Though as the product of Virginia agrarian wealth he inhabited a world of privilege, Jefferson was acutely aware of his public image. His broadly popular standing evolved over time, in part due to his own tireless efforts. Throughout his time in public office, Jefferson kept a scrapbook of newspaper clippings that ranged from scorn to praise in order to, as McDonald put it, keep a “thumb on the pulse of public opinion.
 
McDonald, a self-declared fan of the third U.S. president– he met his wife at Monticello and named his son Jefferson– attempts in his book to breach the gap between perception and politics to weave a narrative of conflicting ideologies that shaped the newly founded United States of America.
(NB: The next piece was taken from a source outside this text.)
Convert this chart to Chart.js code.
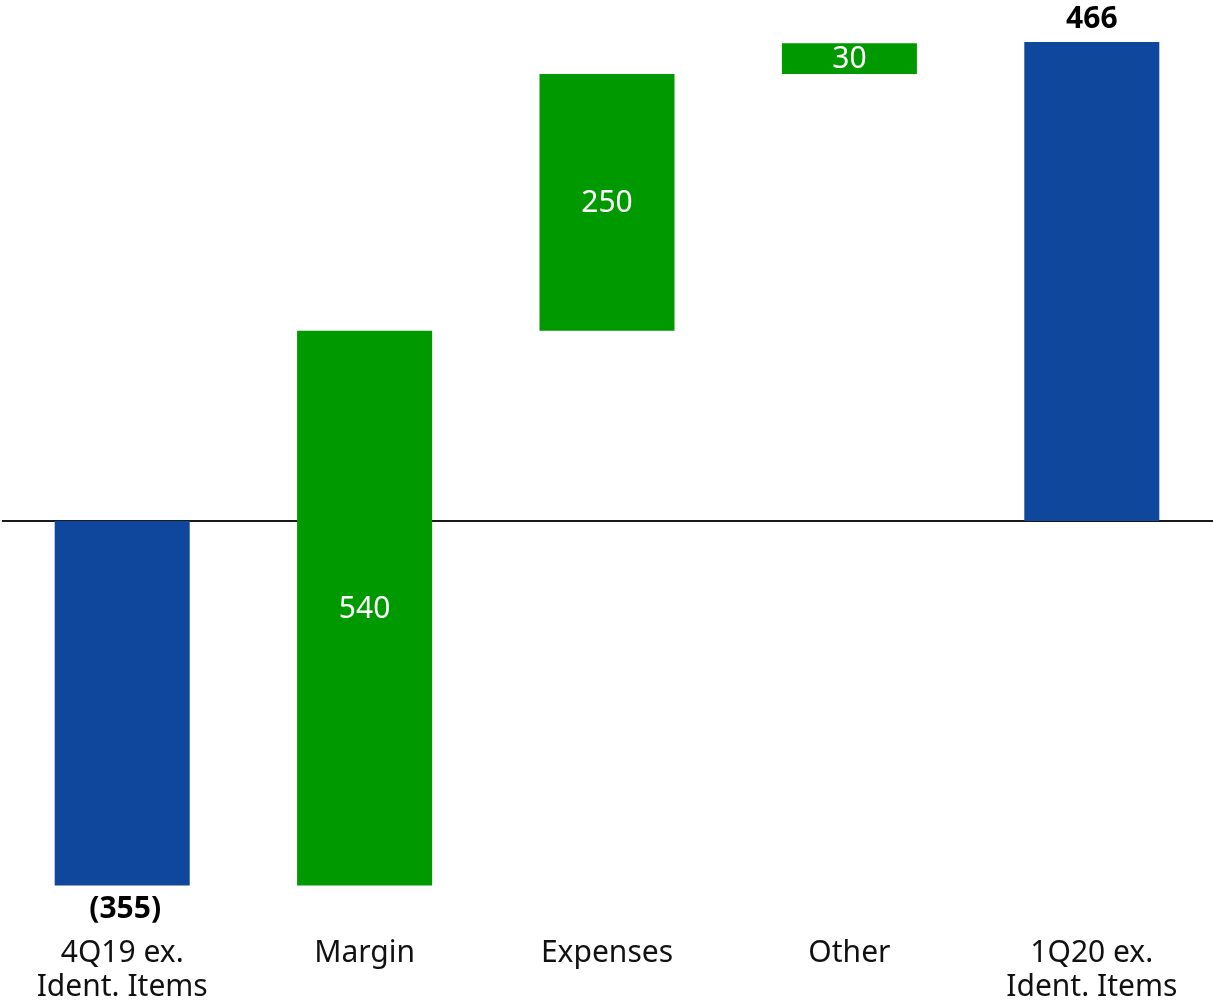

What evolved in the years of the Early Republic was the battle between Alexander Hamilton’s Federalists and Jefferson’s Republicans. These Founding Fathers clashed on the direction in which to take the young nation, with Jefferson regarding the U.S. Constitution as an explicit contract that delegated certain specified powers to the federal and local and state governments. Hamilton had a much more expansive view of the Constitution, believing in all sorts of actions not directly specified within it. These clashes and divergent views, famously seen in the fight over the creation of a national bank, eventually led to the two-party system within the United States and left an enduring framework of bipartisanship.